RECORD EXCERPTS
....
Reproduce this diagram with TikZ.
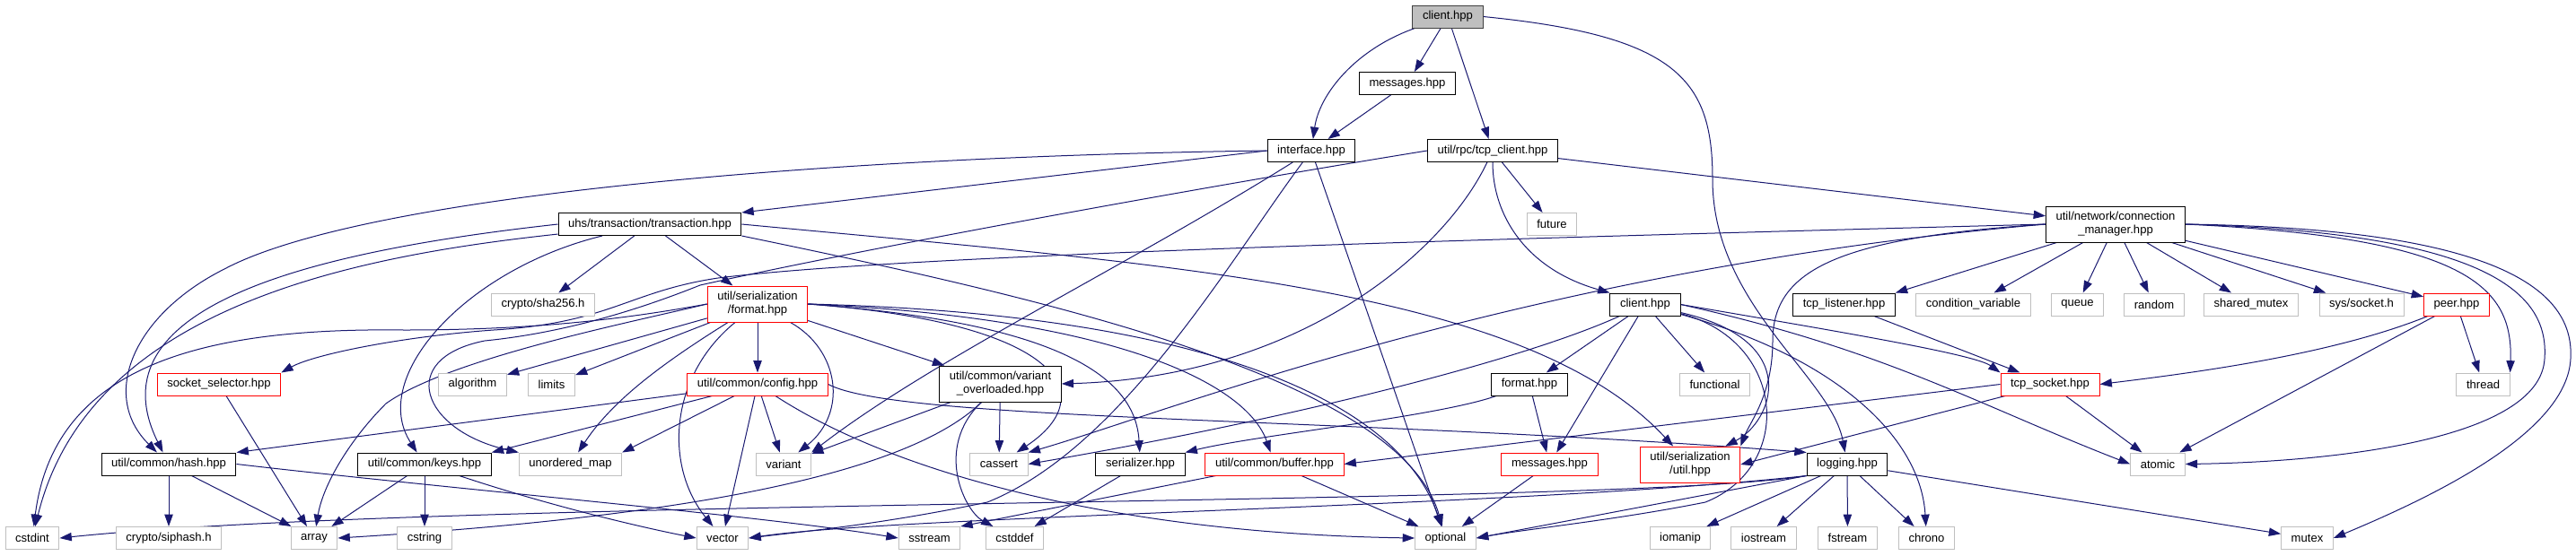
\documentclass[tikz,border=0pt]{standalone}
\usepackage{fontspec}
\setmainfont{Liberation Sans}
\usetikzlibrary{arrows.meta,backgrounds}
\definecolor{linkblue}{HTML}{191970}
\definecolor{boxgray}{HTML}{BFBFBF}
\definecolor{missingred}{HTML}{FF0000}

\begin{document}
\begin{tikzpicture}[
    x=0.75pt, y=-0.75pt,
    >={Triangle[length=10pt,width=7pt]},
    file/.style={rectangle, draw, fill=white, line width=0.75pt, inner xsep=8.3pt, inner ysep=0pt,
        minimum height=18.75pt, align=center, font=\fontsize{9.8pt}{11.25pt}\selectfont},
    header/.style={file, draw=black},
    missing/.style={file, draw=missingred},
    system/.style={file, draw=boxgray},
    current/.style={file, draw=black!75, fill=boxgray},
    tall/.style={minimum height=30pt},
    incl/.style={->, draw=linkblue, line width=0.75pt}
]
\useasboundingbox (0,0) rectangle (2870,619);

% Top files
\node[current] (root) at (1613,18.5) {client.hpp};
\node[header] (msgA) at (1568,93) {messages.hpp};
\node[header] (iface) at (1461,168) {interface.hpp};
\node[header] (tcpc) at (1663,168) {util/rpc/tcp\_client.hpp};
\node[header] (tx) at (724,250) {uhs/transaction/transaction.hpp};
\node[system] (future) at (1729,250) {future};
\node[header,tall] (cm) at (2357,250) {util/network/connection\\\_manager.hpp};

% Second row
\node[system] (sha) at (605,339.5) {crypto/sha256.h};
\node[missing,tall] (fmt) at (844,339) {util/serialization\\/format.hpp};
\node[header] (cli) at (1833,339.5) {client.hpp};
\node[header] (tcpl) at (2054.5,339.5) {tcp\_listener.hpp};
\node[system] (condv) at (2198.5,339.5) {condition\_variable};
\node[system] (queue) at (2314.5,339.5) {queue};
\node[system] (random) at (2400,339.5) {random};
\node[system] (shmtx) at (2508,339.5) {shared\_mutex};
\node[system] (syssock) at (2631,339.5) {sys/socket.h};
\node[missing] (peer) at (2737,339.5) {peer.hpp};

% Third row
\node[missing] (sel) at (244,428.5) {socket\_selector.hpp};
\node[system] (algo) at (526.5,428.5) {algorithm};
\node[system] (limits) at (614.5,428.5) {limits};
\node[missing] (cfg) at (844,428.5) {util/common/config.hpp};
\node[header,tall] (vo) at (1114.5,428) {util/common/variant\\\_overloaded.hpp};
\node[header] (fmtr) at (1704,428.5) {format.hpp};
\node[system] (func) at (1910.5,428.5) {functional};
\node[missing] (tsock) at (2284,428.5) {tcp\_socket.hpp};
\node[system] (thread) at (2766.5,428.5) {thread};

% Fourth row
\node[header] (hash) at (188,517.5) {util/common/hash.hpp};
\node[header] (keys) at (473,517.5) {util/common/keys.hpp};
\node[system] (umap) at (635.5,517.5) {unordered\_map};
\node[system] (variant) at (873,517.5) {variant};
\node[system] (cassert) at (1113,517.5) {cassert};
\node[header] (ser) at (1270.5,517.5) {serializer.hpp};
\node[missing] (buf) at (1420,517.5) {util/common/buffer.hpp};
\node[missing] (msgB) at (1726.5,517.5) {messages.hpp};
\node[missing,tall] (sutil) at (1883,518) {util/serialization\\/util.hpp};
\node[header] (log) at (2058,517.5) {logging.hpp};
\node[system] (atomic) at (2404,517.5) {atomic};

% Bottom row
\node[system] (cstdint) at (36,600) {cstdint};
\node[system] (siphash) at (188,600) {crypto/siphash.h};
\node[system] (array) at (350,600) {array};
\node[system] (cstring) at (473,600) {cstring};
\node[system] (vector) at (805,600) {vector};
\node[system] (sstream) at (1035.5,600) {sstream};
\node[system] (cstddef) at (1130.5,600) {cstddef};
\node[system] (optional) at (1610.5,600) {optional};
\node[system] (iomanip) at (1872,600) {iomanip};
\node[system] (iostream) at (1965,600) {iostream};
\node[system] (fstream) at (2058.5,600) {fstream};
\node[system] (chrono) at (2146.5,600) {chrono};
\node[system] (mutex) at (2570.5,600) {mutex};

\begin{scope}[on background layer]
% client.hpp
\draw[incl] (root) .. controls (1510,55) and (1470,105) .. (iface);
\draw[incl] (root) to (msgA);
\draw[incl] (root) to (tcpc);
\draw[incl] (root.east) .. controls (1870,40) and (1908,90) .. (1908,200) .. controls (1908,340) and (2040,420) .. (log);
\draw[incl] (msgA) to (iface);

% interface.hpp
\draw[incl] (iface.west) to (tx.north east);
\draw[incl] (iface.west) .. controls (900,175) and (400,220) .. (250,300) .. controls (150,350) and (110,440) .. (hash);
\draw[incl] (iface) .. controls (1250,300) and (1040,400) .. (variant.north east);
\draw[incl] (iface) .. controls (1370,290) and (1250,500) .. (1100,560) .. controls (980,585) and (900,592) .. (vector.east);
\draw[incl] (iface) to (optional);

% util/rpc/tcp_client.hpp
\draw[incl] (tcpc) to (future);
\draw[incl] (tcpc) to (cm);
\draw[incl] (tcpc) .. controls (1663,240) and (1700,300) .. (cli.north west);
\draw[incl] (tcpc.west) .. controls (1300,215) and (950,280) .. (780,318) .. controls (700,350) and (620,372) .. (540,380) .. controls (440,400) and (470,480) .. (umap.north west);
\draw[incl] (tcpc) .. controls (1610,280) and (1450,420) .. (vo.east);

% uhs/transaction/transaction.hpp
\draw[incl] (tx) to (sha);
\draw[incl] (tx) to (fmt);
\draw[incl] (tx) .. controls (520,300) and (410,420) .. (keys);
\draw[incl] (tx.west) .. controls (350,280) and (100,340) .. (hash);
\draw[incl] (tx) .. controls (400,285) and (100,340) .. (cstdint);
\draw[incl] (tx.south east) .. controls (1150,330) and (1560,420) .. (optional);
\draw[incl] (tx.east) .. controls (1300,295) and (1700,320) .. (sutil);

% util/serialization/format.hpp
\draw[incl] (fmt) to (cfg);
\draw[incl] (fmt) to (vo);
\draw[incl] (fmt) .. controls (935,390) and (945,460) .. (variant);
\draw[incl] (fmt) .. controls (745,420) and (740,520) .. (vector);
\draw[incl] (fmt.east) .. controls (1180,360) and (1230,440) .. (cassert);
\draw[incl] (fmt.east) .. controls (1180,360) and (1265,420) .. (ser);
\draw[incl] (fmt.east) .. controls (1250,355) and (1390,430) .. (buf);
\draw[incl] (fmt.east) .. controls (1350,350) and (1560,450) .. (optional);
\draw[incl] (fmt) to (algo);
\draw[incl] (fmt) to (limits);
\draw[incl] (fmt) .. controls (730,410) and (680,450) .. (umap);
\draw[incl] (fmt.west) .. controls (700,360) and (500,400) .. (430,450) .. controls (390,490) and (360,540) .. (array);
\draw[incl] (fmt.west) .. controls (700,355) and (600,368) .. (450,368) .. controls (220,365) and (60,410) .. (cstdint);

% util/common/config.hpp
\draw[incl] (cfg) to (hash.north east);
\draw[incl] (cfg) to (keys.north east);
\draw[incl] (cfg) to (umap.north east);
\draw[incl] (cfg) to (variant);
\draw[incl] (cfg) to (vector);
\draw[incl] (cfg) .. controls (1000,530) and (1250,595) .. (optional.west);
\draw[incl] (cfg.east) .. controls (1000,470) and (1500,465) .. (log.north west);

% util/common/variant_overloaded.hpp
\draw[incl] (vo) to (variant);
\draw[incl] (vo) to (cassert);
\draw[incl] (vo) .. controls (1040,500) and (1075,570) .. (cstddef);
\draw[incl] (vo) .. controls (1000,540) and (700,580) .. (array.east);

% client.hpp (rpc)
\draw[incl] (cli) to (fmtr);
\draw[incl] (cli) to (msgB);
\draw[incl] (cli) to (func);
\draw[incl] (cli) .. controls (2010,380) and (1975,470) .. (sutil);
\draw[incl] (cli) .. controls (1990,380) and (2000,520) .. (1900,560) .. controls (1800,580) and (1700,590) .. (optional.east);
\draw[incl] (cli) .. controls (2050,400) and (2140,490) .. (chrono);
\draw[incl] (cli.east) .. controls (2100,390) and (2200,450) .. (atomic.west);
\draw[incl] (cli.east) .. controls (2050,370) and (2200,395) .. (tsock.north west);
\draw[incl] (cli) .. controls (1700,400) and (1450,465) .. (cassert.east);

% format.hpp, messages.hpp, buffer, serializer
\draw[incl] (fmtr) to (msgB);
\draw[incl] (fmtr) .. controls (1600,465) and (1400,485) .. (ser.north east);
\draw[incl] (msgB) to (optional);
\draw[incl] (buf) to (optional);
\draw[incl] (buf) to (sstream.north east);
\draw[incl] (ser) to (cstddef);

% hash, keys, socket selector
\draw[incl] (hash) to (siphash);
\draw[incl] (hash) to (array);
\draw[incl] (hash.east) .. controls (500,545) and (850,575) .. (sstream.west);
\draw[incl] (keys) to (array);
\draw[incl] (keys) to (cstring);
\draw[incl] (keys) .. controls (600,560) and (700,585) .. (vector.west);
\draw[incl] (sel) to (array);

% logging.hpp
\draw[incl] (log) to (iomanip);
\draw[incl] (log) to (iostream);
\draw[incl] (log) to (fstream);
\draw[incl] (log) to (chrono);
\draw[incl] (log) to (mutex);
\draw[incl] (log.south west) to (optional.east);
\draw[incl] (log.south west) .. controls (1800,565) and (500,555) .. (cstdint.east);
\draw[incl] (log.south west) .. controls (1700,565) and (1000,575) .. (vector.east);

% tcp_socket, tcp_listener, peer
\draw[incl] (tsock.west) to (buf.east);
\draw[incl] (tsock) to (sutil.east);
\draw[incl] (tsock) to (atomic);
\draw[incl] (tcpl) to (tsock);
\draw[incl] (peer) .. controls (2600,395) and (2450,415) .. (tsock.east);
\draw[incl] (peer) to (atomic);
\draw[incl] (peer) to (thread);

% util/network/connection_manager.hpp
\draw[incl] (cm) to (tcpl.north east);
\draw[incl] (cm) to (condv);
\draw[incl] (cm) to (queue);
\draw[incl] (cm) to (random);
\draw[incl] (cm) to (shmtx);
\draw[incl] (cm) to (syssock);
\draw[incl] (cm) to (peer);
\draw[incl] (cm.east) .. controls (2750,265) and (2800,320) .. (thread.north east);
\draw[incl] (cm.east) .. controls (2780,260) and (2840,330) .. (2835,400) .. controls (2830,490) and (2600,515) .. (atomic.east);
\draw[incl] (cm.east) .. controls (2800,255) and (2868,330) .. (2864,400) .. controls (2860,480) and (2720,550) .. (mutex.east);
\draw[incl] (cm.west) .. controls (1600,268) and (1000,285) .. (800,310) .. controls (700,325) and (680,360) .. (550,368) .. controls (450,375) and (350,395) .. (sel.north east);
\draw[incl] (cm.west) .. controls (1700,300) and (1300,460) .. (cassert.north east);
\draw[incl] (cm.west) .. controls (2050,265) and (1975,300) .. (1975,380) .. controls (1975,440) and (1950,470) .. (sutil.north east);
\end{scope}

\end{tikzpicture}
\end{document}
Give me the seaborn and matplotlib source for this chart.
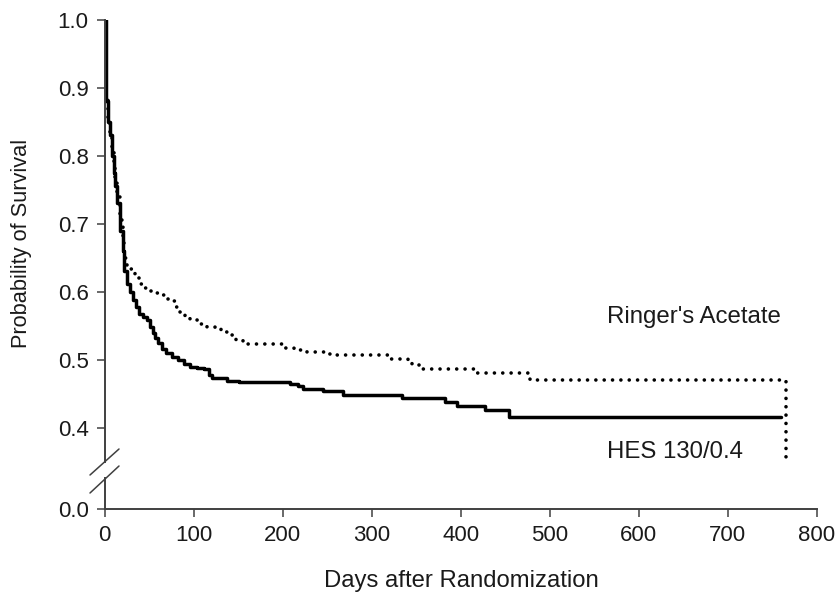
import matplotlib
matplotlib.use("Agg")
import matplotlib.pyplot as plt
from matplotlib.lines import Line2D
import seaborn as sns

# ==========================================
# DATA (read off the reference picture)
# ==========================================

hes_days = [0, 1, 2, 4, 6, 8, 10, 12, 14, 17,
            20, 22, 25, 28, 32, 35, 39, 43, 47, 51,
            54, 57, 60, 64, 69, 76, 82, 89, 96, 104,
            112, 117, 121, 137, 151, 208, 217, 223, 245, 268,
            334, 382, 396, 427, 454, 760]
hes_surv = [1.0, 0.93, 0.88, 0.85, 0.83, 0.80, 0.775, 0.755, 0.73, 0.69,
            0.66, 0.63, 0.612, 0.60, 0.588, 0.578, 0.567, 0.563, 0.558, 0.548,
            0.54, 0.532, 0.525, 0.516, 0.51, 0.504, 0.50, 0.494, 0.49, 0.488,
            0.486, 0.478, 0.473, 0.469, 0.467, 0.465, 0.461, 0.458, 0.455, 0.449,
            0.444, 0.438, 0.433, 0.426, 0.416, 0.416]

ringer_days = [0, 1, 2, 4, 6, 8, 10, 12, 14, 17,
               20, 22, 25, 28, 34, 39, 45, 51, 59, 65,
               70, 76, 80, 84, 90, 96, 106, 115, 124, 131,
               137, 147, 155, 178, 200, 213, 227, 247, 253, 322,
               341, 345, 357, 418, 478, 765]
ringer_surv = [1.0, 0.94, 0.89, 0.855, 0.835, 0.81, 0.785, 0.765, 0.74, 0.705,
               0.672, 0.65, 0.64, 0.634, 0.62, 0.612, 0.605, 0.601, 0.599, 0.596,
               0.59, 0.586, 0.578, 0.570, 0.563, 0.558, 0.553, 0.549, 0.546, 0.541,
               0.536, 0.530, 0.524, 0.523, 0.517, 0.514, 0.511, 0.509, 0.507, 0.502,
               0.498, 0.492, 0.487, 0.481, 0.471, 0.354]

x_ticks = [0, 100, 200, 300, 400, 500, 600, 700, 800]
y_ticks_top = [0.4, 0.5, 0.6, 0.7, 0.8, 0.9, 1.0]
y_ticks_bot = [0.0]

# ==========================================
# STYLE
# ==========================================

sns.set_style("ticks")
plt.rcParams["font.family"] = ["Liberation Sans", "DejaVu Sans"]
axis_col = "#404040"
text_col = "#1a1a1a"

W, H = 840, 599
fig = plt.figure(figsize=(8.4, 5.99), dpi=100)

left = 104.7 / W
width = (816.7 - 104.7) / W

# upper panel (0.35 .. 1.0) and lower stub (0.0) -> broken y axis
ax = fig.add_axes([left, 1 - 462 / H, width, (462 - 19.7) / H])
ax_bot = fig.add_axes([left, 1 - 509 / H, width, (509 - 478) / H], sharex=ax)

# ==========================================
# SURVIVAL CURVES
# ==========================================

sns.lineplot(x=hes_days, y=hes_surv, ax=ax, color="black",
             linewidth=2.5, drawstyle="steps-post")

sns.lineplot(x=ringer_days, y=ringer_surv, ax=ax, color="black",
             linewidth=2.6, linestyle=(0, (0.01, 2.3)),
             dash_capstyle="round", drawstyle="steps-post")

ax.text(564, 0.563, "Ringer's Acetate", fontsize=17.3, color=text_col,
        ha="left", va="center")
ax.text(564, 0.364, "HES 130/0.4", fontsize=17.3, color=text_col,
        ha="left", va="center")

# ==========================================
# AXES
# ==========================================

ax.set_xlim(0, 800)
ax.set_ylim(0.35, 1.0)
ax.set_yticks(y_ticks_top)
ax.set_yticklabels([f"{v:.1f}" for v in y_ticks_top])
ax.tick_params(axis="x", which="both", bottom=False, labelbottom=False)
ax.spines["bottom"].set_visible(False)

ax_bot.set_ylim(0, 0.0456)
ax_bot.set_yticks(y_ticks_bot)
ax_bot.set_yticklabels([f"{v:.1f}" for v in y_ticks_bot])
ax_bot.set_xticks(x_ticks)
ax_bot.set_xticklabels([str(v) for v in x_ticks])
ax_bot.spines["top"].set_visible(False)

for a in (ax, ax_bot):
    a.spines["right"].set_visible(False)
    a.spines["top"].set_visible(False)
    a.spines["left"].set_color(axis_col)
    a.spines["left"].set_linewidth(1.4)
    a.spines["bottom"].set_color(axis_col)
    a.spines["bottom"].set_linewidth(1.4)
    a.tick_params(colors=axis_col, labelcolor=text_col, labelsize=16,
                  length=5.5, width=1.1, direction="out", pad=6)
    a.set_xlabel("")
    a.set_ylabel("")
    a.set_facecolor("white")

# axis break marks
for y0, y1 in [(475, 449), (493, 466)]:
    fig.add_artist(Line2D([90 / W, 119 / W], [1 - y0 / H, 1 - y1 / H],
                          transform=fig.transFigure, color=axis_col, lw=1.1))

fig.text(22 / W, 1 - 243 / H, "Probability of Survival", rotation=90,
         fontsize=15.7, color=text_col, ha="center", va="center")
fig.text(461 / W, 1 - 581 / H, "Days after Randomization",
         fontsize=17.2, color=text_col, ha="center", va="center")

fig.savefig("out.png", dpi=100, facecolor="white")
....
GOAL
The lines from the start of the data through the line that contains "(0,0) rectangle (2870,619);" are to be returned exactly, please, with both ends included and every picture left out.

PROBLEM SOLUTION
Reproduce this diagram with TikZ.
\documentclass[tikz,border=0pt]{standalone}
\usepackage{fontspec}
\setmainfont{Liberation Sans}
\usetikzlibrary{arrows.meta,backgrounds}
\definecolor{linkblue}{HTML}{191970}
\definecolor{boxgray}{HTML}{BFBFBF}
\definecolor{missingred}{HTML}{FF0000}

\begin{document}
\begin{tikzpicture}[
    x=0.75pt, y=-0.75pt,
    >={Triangle[length=10pt,width=7pt]},
    file/.style={rectangle, draw, fill=white, line width=0.75pt, inner xsep=8.3pt, inner ysep=0pt,
        minimum height=18.75pt, align=center, font=\fontsize{9.8pt}{11.25pt}\selectfont},
    header/.style={file, draw=black},
    missing/.style={file, draw=missingred},
    system/.style={file, draw=boxgray},
    current/.style={file, draw=black!75, fill=boxgray},
    tall/.style={minimum height=30pt},
    incl/.style={->, draw=linkblue, line width=0.75pt}
]
\useasboundingbox (0,0) rectangle (2870,619);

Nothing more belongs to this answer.